• **What you will do**
Gather up all lines that carry the word "this".

• **Data excerpts**
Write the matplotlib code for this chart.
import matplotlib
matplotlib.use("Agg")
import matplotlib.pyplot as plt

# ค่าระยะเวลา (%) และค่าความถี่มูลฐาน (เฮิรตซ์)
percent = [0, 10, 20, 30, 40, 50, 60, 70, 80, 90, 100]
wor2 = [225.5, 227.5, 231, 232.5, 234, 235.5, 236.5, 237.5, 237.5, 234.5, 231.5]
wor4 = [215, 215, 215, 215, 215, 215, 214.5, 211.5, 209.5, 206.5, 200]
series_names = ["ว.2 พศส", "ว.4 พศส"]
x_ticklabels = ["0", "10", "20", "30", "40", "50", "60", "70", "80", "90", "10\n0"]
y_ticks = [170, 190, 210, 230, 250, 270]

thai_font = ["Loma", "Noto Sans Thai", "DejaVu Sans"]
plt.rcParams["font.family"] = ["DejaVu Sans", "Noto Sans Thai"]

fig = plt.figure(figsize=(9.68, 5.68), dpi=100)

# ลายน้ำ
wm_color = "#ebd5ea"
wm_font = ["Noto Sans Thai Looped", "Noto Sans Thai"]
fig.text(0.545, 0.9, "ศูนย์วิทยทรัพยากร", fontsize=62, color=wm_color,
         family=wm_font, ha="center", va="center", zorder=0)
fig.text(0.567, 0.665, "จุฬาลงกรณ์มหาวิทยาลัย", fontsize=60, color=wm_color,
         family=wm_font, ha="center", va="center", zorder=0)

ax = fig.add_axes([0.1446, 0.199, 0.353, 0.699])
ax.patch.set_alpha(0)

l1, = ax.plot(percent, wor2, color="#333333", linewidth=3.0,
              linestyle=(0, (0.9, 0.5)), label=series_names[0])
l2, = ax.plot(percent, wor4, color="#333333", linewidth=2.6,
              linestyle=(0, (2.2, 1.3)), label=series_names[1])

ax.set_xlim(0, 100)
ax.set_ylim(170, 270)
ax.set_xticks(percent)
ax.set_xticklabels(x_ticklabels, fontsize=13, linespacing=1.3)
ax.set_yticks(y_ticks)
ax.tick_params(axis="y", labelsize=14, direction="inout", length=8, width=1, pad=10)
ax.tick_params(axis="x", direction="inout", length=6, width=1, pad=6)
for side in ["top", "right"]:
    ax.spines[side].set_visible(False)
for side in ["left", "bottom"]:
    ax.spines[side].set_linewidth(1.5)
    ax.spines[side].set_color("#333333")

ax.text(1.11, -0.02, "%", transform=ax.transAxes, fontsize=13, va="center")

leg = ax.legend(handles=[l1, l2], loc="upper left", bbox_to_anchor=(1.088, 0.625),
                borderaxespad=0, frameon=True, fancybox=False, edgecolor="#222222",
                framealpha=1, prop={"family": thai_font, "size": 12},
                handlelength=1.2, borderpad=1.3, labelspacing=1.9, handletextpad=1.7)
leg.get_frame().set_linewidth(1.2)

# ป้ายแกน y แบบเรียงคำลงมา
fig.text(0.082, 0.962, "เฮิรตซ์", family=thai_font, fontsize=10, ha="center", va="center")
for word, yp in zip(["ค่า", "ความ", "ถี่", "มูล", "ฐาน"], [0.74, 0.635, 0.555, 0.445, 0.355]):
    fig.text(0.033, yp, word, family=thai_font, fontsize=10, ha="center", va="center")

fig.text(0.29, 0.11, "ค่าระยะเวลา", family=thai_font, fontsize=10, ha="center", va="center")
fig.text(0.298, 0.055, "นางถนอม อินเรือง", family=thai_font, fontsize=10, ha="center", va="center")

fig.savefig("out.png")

* * *

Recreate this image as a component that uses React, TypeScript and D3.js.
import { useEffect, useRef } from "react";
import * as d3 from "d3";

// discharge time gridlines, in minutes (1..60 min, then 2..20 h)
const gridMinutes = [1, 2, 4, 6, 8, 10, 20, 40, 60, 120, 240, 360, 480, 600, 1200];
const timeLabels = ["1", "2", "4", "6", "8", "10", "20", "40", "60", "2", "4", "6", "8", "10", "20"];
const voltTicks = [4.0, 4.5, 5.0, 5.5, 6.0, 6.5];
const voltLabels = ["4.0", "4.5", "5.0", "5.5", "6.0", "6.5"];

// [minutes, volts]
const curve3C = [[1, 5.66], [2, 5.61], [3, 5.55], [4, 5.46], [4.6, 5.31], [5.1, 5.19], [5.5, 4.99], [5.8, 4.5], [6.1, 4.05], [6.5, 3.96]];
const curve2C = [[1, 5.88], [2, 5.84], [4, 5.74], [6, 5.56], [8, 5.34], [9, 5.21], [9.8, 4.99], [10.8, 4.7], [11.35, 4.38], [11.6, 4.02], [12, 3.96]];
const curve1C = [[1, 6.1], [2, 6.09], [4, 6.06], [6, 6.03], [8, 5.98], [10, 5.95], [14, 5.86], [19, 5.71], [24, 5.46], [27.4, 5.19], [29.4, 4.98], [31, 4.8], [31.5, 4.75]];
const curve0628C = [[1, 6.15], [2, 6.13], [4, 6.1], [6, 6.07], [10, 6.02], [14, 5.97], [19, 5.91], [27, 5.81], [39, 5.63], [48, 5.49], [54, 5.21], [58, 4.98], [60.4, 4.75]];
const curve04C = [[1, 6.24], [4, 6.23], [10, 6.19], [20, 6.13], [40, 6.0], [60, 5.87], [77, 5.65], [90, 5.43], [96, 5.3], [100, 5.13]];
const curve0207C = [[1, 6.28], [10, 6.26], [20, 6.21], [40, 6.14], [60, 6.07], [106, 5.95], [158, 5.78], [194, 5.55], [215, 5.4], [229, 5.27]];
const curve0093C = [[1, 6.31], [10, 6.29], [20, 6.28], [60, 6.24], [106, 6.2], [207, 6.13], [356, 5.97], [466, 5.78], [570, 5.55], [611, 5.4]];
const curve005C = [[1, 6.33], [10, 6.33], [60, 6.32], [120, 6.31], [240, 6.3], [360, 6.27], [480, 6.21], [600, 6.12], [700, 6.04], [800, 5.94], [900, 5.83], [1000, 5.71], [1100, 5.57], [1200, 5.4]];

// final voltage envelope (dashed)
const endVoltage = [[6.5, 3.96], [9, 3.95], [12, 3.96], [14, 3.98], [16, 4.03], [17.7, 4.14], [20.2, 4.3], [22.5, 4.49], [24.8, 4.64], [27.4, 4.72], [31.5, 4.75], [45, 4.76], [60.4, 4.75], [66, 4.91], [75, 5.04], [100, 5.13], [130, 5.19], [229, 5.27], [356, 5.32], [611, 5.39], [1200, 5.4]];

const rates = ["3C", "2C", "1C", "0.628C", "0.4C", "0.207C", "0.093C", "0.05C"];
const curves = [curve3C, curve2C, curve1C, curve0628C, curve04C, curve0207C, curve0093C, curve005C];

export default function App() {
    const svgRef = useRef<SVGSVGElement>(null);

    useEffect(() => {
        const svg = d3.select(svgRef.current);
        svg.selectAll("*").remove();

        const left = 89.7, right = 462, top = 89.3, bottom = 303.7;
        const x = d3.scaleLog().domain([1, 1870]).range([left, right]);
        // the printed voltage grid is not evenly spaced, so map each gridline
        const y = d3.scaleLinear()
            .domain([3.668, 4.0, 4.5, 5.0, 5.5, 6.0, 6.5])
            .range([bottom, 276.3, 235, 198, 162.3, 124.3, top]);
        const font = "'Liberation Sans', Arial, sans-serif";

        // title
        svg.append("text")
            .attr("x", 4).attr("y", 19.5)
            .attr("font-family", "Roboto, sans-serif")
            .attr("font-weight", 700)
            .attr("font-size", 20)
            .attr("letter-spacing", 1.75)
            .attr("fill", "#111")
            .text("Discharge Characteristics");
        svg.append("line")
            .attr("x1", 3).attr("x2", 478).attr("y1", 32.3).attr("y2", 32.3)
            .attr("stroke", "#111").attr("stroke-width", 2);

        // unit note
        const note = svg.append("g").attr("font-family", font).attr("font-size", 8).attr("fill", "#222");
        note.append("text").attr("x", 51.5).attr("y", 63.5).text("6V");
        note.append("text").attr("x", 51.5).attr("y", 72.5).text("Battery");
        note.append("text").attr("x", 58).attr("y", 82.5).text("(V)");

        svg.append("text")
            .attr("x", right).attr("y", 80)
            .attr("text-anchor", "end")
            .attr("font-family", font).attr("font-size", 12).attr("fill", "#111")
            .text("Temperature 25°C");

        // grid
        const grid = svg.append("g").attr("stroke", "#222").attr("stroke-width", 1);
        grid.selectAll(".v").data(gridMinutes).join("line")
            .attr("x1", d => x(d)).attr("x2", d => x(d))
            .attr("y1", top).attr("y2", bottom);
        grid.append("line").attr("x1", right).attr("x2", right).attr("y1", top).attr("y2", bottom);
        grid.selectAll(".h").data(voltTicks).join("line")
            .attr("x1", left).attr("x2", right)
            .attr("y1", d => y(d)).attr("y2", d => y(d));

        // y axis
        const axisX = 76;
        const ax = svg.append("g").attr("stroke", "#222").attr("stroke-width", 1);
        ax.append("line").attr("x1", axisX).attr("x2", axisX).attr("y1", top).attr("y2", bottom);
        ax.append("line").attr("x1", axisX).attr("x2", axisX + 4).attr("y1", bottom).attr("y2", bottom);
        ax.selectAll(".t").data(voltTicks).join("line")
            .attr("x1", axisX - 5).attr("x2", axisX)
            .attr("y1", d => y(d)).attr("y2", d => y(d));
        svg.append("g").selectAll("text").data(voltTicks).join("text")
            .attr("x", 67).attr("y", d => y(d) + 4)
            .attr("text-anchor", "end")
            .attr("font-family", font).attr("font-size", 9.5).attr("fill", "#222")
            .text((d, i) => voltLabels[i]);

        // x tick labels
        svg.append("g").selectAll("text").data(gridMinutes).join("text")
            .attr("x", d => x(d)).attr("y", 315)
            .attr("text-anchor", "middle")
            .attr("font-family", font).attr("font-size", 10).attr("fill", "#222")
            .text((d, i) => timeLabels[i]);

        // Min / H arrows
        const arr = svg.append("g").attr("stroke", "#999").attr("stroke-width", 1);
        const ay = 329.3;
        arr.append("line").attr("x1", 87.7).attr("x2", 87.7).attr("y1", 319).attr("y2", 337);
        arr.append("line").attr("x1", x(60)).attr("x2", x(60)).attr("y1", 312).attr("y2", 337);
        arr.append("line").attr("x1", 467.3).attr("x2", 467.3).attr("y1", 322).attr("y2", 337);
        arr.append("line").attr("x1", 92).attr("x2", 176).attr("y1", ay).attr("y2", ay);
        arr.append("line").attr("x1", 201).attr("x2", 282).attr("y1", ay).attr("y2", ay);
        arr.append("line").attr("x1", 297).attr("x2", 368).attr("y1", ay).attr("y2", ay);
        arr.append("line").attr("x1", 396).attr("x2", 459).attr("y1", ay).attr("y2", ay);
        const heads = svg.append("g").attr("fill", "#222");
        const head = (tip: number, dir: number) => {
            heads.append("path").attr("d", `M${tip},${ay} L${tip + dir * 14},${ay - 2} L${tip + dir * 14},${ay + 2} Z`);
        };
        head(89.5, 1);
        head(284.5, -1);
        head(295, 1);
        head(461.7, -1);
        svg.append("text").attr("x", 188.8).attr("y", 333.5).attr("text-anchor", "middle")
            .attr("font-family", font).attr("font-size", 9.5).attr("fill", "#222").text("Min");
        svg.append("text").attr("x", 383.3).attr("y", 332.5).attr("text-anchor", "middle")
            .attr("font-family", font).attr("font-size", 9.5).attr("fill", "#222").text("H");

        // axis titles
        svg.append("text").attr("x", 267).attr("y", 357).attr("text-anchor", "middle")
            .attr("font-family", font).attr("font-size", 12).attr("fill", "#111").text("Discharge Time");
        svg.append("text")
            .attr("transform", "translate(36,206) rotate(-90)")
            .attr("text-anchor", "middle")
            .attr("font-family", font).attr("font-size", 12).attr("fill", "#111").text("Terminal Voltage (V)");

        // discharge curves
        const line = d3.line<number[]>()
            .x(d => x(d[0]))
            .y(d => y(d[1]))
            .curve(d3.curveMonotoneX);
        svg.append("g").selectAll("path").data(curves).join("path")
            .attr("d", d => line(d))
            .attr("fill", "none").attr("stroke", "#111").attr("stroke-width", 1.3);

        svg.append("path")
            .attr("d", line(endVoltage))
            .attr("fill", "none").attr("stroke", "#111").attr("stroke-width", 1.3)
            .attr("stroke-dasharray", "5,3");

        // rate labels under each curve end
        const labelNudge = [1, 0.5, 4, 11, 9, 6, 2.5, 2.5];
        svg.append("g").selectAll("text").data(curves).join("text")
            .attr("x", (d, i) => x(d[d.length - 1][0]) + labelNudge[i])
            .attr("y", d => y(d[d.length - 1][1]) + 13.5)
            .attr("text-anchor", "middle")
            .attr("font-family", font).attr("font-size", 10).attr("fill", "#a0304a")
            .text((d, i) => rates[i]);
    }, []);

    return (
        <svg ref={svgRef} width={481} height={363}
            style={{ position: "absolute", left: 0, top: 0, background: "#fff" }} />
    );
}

• **Task result**
Write the matplotlib code for this chart.
Recreate this image as a component that uses React, TypeScript and D3.js.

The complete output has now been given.